The government on Wednesday submitted the 2018 budget in Parliament, predicting a higher-than-expected primary surplus, of 3.8 percent of gross domestic product, and a growth rate of 2.5 percent, as well as additional austerity with some 1 billion euros in new taxes.
The strong growth rate of 2.5 percent is projected to follow a 1.6 percent expansion this year – a figure that has been downwardly revised twice following an original forecast of 2.7 percent.
In a report accompanying the budget, the Finance Ministry looked forward to an “exit from a long period of programs of macroeconomic adjustment,” referring to Greece’s anticipated exit from its third foreign bailout in the summer of next year.
The budget – which is to be voted on in Parliament on December 22 – foresees a primary surplus of 2.4 percent of GDP for this year, significantly above a target of 1.75 percent, and 3.8 percent for 2018.
“The significant overshooting of the targets… has contributed to restoring international trust in Greek public finances and created the preconditions for the country’s return to international capital markets in a sustainable way,” the ministry noted in its report.
The budget also provides details about a “social dividend,” heralded by Prime Minister Alexis Tsipras last week, for 1.4 million households.

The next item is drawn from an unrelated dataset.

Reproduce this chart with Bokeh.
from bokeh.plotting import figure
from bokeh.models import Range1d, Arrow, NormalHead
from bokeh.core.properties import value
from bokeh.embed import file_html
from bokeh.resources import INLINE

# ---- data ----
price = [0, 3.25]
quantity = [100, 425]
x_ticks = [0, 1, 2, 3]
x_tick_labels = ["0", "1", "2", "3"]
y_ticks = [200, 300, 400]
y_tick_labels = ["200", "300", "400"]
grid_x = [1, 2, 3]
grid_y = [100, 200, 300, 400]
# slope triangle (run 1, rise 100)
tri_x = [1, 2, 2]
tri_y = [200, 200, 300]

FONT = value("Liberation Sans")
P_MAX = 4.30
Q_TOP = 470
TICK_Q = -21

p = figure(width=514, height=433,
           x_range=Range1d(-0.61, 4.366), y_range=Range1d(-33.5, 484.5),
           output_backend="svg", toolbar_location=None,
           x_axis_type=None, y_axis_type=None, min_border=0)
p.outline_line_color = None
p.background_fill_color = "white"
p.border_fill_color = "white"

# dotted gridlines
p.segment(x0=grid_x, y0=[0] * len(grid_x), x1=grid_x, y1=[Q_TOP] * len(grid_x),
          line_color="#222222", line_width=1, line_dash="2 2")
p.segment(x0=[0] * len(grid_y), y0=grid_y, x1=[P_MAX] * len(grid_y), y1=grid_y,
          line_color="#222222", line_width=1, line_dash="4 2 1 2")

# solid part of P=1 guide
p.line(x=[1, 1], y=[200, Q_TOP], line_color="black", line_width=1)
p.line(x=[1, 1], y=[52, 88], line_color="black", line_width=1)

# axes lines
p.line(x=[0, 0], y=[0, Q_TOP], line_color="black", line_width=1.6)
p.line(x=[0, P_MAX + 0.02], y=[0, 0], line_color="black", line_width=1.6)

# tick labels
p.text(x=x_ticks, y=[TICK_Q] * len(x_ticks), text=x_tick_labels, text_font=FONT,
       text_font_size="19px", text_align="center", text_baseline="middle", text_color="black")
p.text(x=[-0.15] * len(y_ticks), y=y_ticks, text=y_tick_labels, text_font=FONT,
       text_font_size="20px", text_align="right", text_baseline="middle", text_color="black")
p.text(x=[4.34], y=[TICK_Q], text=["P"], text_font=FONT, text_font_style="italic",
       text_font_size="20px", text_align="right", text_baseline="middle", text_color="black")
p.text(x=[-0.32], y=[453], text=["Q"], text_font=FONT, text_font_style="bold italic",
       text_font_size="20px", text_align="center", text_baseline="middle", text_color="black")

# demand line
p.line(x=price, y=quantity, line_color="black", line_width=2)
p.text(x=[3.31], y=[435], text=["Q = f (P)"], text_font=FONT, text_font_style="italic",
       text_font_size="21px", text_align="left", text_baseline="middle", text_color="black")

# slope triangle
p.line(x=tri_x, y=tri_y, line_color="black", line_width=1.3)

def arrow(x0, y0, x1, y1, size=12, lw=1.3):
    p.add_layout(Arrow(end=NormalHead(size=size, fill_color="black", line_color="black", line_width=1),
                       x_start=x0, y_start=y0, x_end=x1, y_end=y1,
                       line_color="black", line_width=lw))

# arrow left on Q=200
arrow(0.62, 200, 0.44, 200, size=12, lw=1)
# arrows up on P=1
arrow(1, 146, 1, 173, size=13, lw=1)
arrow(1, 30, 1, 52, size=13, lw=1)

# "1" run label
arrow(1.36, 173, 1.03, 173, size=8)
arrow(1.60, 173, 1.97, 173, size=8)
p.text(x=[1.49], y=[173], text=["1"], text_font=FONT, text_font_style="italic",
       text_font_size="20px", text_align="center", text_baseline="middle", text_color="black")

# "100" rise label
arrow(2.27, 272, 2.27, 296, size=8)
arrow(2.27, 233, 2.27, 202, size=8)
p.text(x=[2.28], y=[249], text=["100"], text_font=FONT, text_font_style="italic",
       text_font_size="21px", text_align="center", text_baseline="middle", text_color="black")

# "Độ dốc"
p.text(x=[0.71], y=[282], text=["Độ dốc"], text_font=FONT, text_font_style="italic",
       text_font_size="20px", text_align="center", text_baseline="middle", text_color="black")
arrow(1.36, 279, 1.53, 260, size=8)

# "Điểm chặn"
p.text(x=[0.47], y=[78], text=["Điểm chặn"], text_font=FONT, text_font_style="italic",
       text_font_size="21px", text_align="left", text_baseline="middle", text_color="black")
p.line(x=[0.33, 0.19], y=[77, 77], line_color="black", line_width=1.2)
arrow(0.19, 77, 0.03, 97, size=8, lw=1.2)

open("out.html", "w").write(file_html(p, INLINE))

The handout is worth an average of 483 euros, the ministry said, adding that a projected increase in growth rates in the coming years should allow the government to broaden its initiatives for social protection.
The budget also includes a list of 12 measures that were passed in Parliament earlier this year but have yet to be implemented.
They include increases in social security contributions, cuts to heating and oil subsidies, higher tax rates for medium-sized and large properties, the elimination of value-added tax breaks for dozens of Aegean islands that had enjoyed a reduced rate of VAT, and a new hotel stayover levy.
There are fears that the latter could have an impact on tourism, which remains one of Greece’s few dynamic economic sectors.
The government hopes that the 12 measures will raise around 1 billion euros in revenue.